TASK INSTRUCTIONS: Leave out every picture, and retype exactly the lines from the line with "Rebuild this chart" through the line with "import numpy as np", both ends included.
━━━━━ RECORDS PROVIDED
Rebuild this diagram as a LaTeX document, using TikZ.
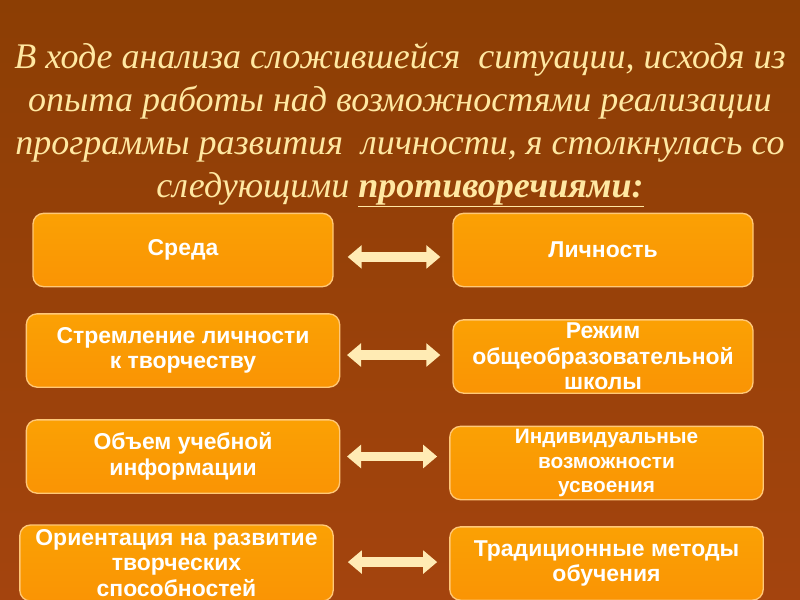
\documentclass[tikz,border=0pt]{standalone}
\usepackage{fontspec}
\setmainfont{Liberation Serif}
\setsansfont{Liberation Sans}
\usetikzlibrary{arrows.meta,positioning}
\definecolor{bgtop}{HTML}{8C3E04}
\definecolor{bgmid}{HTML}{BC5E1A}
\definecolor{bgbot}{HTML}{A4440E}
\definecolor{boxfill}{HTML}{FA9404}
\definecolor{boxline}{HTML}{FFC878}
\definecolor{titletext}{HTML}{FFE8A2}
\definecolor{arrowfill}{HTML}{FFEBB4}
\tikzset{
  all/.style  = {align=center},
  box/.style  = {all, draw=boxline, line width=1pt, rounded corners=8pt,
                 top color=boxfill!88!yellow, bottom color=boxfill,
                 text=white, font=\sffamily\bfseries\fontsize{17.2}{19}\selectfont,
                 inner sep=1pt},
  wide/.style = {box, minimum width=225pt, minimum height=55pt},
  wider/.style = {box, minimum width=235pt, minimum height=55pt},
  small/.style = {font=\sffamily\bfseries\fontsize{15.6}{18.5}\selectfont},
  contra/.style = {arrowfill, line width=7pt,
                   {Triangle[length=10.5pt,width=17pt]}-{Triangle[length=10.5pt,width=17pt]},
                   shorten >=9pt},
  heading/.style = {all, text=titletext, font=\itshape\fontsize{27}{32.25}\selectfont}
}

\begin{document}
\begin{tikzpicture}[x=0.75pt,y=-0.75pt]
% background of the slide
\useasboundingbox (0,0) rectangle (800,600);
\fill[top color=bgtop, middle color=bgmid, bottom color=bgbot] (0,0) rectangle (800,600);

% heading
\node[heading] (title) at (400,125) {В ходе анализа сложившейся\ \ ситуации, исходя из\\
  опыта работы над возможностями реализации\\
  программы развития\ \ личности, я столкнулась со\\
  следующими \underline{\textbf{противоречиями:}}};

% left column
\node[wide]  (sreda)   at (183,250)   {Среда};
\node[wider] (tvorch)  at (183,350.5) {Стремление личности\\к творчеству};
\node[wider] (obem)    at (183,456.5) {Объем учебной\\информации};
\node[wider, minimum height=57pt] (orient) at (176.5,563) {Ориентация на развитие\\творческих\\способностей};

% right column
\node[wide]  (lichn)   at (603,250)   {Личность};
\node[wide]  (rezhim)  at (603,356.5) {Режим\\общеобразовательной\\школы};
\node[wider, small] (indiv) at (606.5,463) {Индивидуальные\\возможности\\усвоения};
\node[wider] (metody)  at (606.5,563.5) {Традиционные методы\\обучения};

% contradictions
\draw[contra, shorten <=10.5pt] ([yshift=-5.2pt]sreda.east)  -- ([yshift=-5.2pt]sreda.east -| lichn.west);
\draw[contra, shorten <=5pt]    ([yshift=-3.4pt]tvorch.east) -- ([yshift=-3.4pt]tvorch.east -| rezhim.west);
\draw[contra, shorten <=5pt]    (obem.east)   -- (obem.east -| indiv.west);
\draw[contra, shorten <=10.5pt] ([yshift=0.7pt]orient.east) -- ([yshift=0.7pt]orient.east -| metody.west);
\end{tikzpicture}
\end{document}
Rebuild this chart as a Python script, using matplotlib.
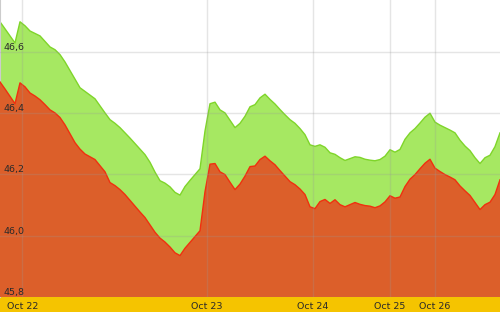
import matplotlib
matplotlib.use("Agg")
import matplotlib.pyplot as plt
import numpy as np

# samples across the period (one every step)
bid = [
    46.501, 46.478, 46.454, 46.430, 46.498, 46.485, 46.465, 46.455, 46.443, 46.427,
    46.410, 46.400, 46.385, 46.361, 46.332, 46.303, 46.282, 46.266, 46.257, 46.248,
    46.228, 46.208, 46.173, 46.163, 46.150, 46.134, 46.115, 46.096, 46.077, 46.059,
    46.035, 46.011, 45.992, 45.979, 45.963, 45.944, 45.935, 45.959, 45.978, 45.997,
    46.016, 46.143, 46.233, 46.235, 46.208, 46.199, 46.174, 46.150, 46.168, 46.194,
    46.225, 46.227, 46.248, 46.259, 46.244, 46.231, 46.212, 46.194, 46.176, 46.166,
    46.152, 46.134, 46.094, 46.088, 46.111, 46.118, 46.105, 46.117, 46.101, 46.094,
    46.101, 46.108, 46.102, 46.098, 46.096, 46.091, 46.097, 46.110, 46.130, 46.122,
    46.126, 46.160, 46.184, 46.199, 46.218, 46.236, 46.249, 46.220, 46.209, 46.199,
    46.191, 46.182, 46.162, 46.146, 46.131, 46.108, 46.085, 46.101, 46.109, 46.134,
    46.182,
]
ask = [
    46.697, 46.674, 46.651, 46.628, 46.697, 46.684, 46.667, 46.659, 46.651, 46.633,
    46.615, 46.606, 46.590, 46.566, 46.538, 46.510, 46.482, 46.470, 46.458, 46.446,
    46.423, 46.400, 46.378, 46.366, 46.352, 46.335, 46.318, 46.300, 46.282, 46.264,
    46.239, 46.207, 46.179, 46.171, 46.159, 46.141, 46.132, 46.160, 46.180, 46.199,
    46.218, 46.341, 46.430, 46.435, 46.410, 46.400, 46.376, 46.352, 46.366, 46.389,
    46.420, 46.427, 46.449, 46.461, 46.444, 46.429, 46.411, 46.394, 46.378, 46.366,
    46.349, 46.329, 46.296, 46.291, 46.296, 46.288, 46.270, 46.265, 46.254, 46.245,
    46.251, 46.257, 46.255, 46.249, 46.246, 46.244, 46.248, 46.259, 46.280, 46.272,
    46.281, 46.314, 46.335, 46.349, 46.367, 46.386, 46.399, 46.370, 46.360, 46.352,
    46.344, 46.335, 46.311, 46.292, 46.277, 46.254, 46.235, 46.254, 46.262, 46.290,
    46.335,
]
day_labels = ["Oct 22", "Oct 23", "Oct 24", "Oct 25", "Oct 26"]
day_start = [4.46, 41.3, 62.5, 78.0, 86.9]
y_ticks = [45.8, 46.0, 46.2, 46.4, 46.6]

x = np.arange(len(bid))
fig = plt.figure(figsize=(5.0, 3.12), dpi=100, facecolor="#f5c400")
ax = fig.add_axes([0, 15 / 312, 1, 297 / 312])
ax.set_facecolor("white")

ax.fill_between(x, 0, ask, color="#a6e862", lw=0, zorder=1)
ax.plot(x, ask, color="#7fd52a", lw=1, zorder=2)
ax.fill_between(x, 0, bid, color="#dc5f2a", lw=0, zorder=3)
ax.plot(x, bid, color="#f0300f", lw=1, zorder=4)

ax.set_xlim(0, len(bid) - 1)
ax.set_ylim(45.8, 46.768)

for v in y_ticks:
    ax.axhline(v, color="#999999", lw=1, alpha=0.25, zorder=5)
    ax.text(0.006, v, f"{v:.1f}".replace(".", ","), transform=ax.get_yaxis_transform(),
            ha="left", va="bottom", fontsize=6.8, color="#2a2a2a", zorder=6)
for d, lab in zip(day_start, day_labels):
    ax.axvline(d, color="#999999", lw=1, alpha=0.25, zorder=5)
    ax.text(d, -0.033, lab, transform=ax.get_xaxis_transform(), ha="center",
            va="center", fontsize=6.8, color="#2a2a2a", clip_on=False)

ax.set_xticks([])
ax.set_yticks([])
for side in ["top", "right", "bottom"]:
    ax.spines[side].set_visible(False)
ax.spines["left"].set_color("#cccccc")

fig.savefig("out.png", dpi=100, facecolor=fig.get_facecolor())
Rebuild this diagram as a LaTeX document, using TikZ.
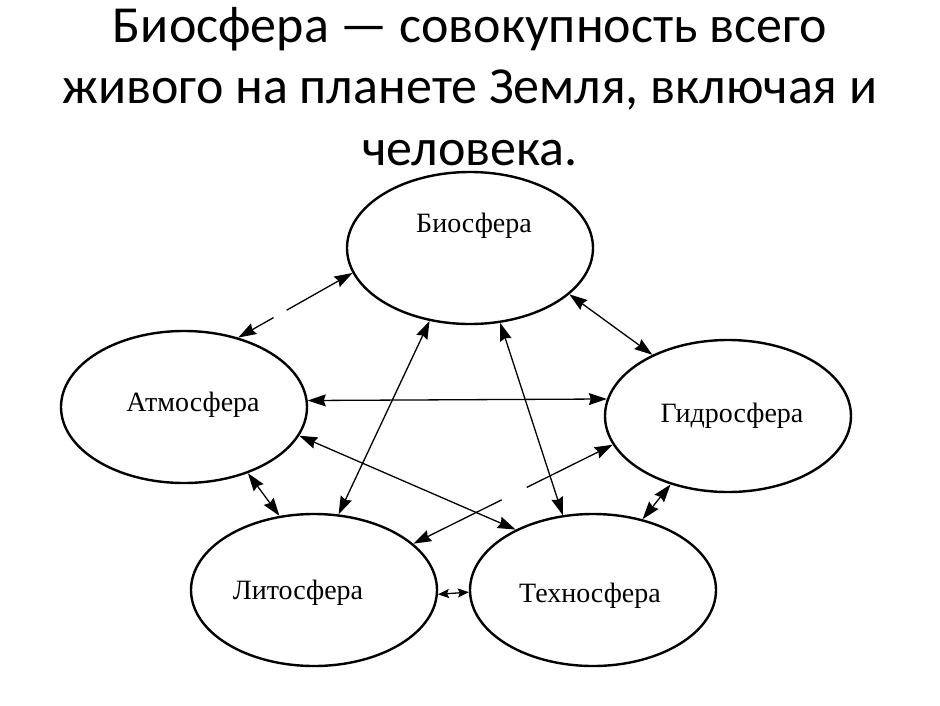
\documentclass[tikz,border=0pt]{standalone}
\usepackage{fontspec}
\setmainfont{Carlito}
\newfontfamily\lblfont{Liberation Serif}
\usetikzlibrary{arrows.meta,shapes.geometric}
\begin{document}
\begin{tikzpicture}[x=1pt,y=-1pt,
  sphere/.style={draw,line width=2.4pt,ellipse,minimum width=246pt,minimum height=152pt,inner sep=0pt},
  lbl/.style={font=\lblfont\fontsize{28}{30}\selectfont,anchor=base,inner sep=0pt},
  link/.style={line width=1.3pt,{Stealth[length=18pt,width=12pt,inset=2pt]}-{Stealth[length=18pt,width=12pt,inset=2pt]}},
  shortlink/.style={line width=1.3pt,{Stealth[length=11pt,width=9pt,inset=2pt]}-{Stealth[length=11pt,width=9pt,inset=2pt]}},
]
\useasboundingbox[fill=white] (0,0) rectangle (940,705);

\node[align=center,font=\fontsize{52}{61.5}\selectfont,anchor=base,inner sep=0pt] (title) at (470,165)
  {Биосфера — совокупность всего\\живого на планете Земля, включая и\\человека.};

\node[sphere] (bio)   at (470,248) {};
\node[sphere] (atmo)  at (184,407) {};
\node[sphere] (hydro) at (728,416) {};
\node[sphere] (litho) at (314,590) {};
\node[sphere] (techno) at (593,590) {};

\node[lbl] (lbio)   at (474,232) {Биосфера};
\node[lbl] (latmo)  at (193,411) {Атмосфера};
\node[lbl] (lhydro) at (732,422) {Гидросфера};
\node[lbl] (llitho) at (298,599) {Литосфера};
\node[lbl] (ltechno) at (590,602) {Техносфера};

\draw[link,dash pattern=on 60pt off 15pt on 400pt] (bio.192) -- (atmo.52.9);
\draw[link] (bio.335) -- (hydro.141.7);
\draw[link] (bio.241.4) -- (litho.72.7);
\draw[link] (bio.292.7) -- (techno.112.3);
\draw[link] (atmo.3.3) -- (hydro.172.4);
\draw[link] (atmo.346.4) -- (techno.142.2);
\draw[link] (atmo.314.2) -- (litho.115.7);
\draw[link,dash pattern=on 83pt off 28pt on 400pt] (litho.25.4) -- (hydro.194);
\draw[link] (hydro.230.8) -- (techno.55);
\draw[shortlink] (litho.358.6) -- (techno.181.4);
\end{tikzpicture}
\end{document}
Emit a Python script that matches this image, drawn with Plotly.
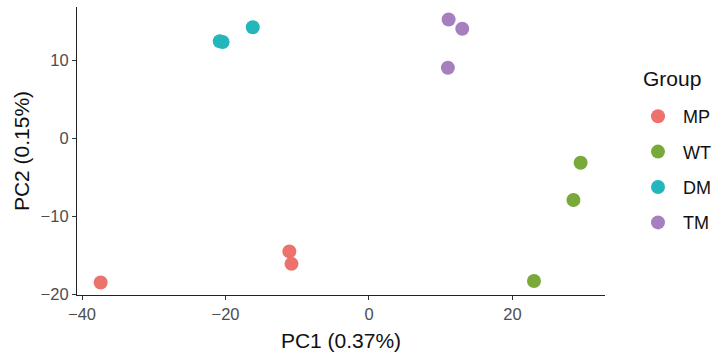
━━━━━━━━━━
THE COMPLETED TASK:
Rebuild this chart as a Python script, using matplotlib.
import matplotlib
matplotlib.use("Agg")
import matplotlib.pyplot as plt
import numpy as np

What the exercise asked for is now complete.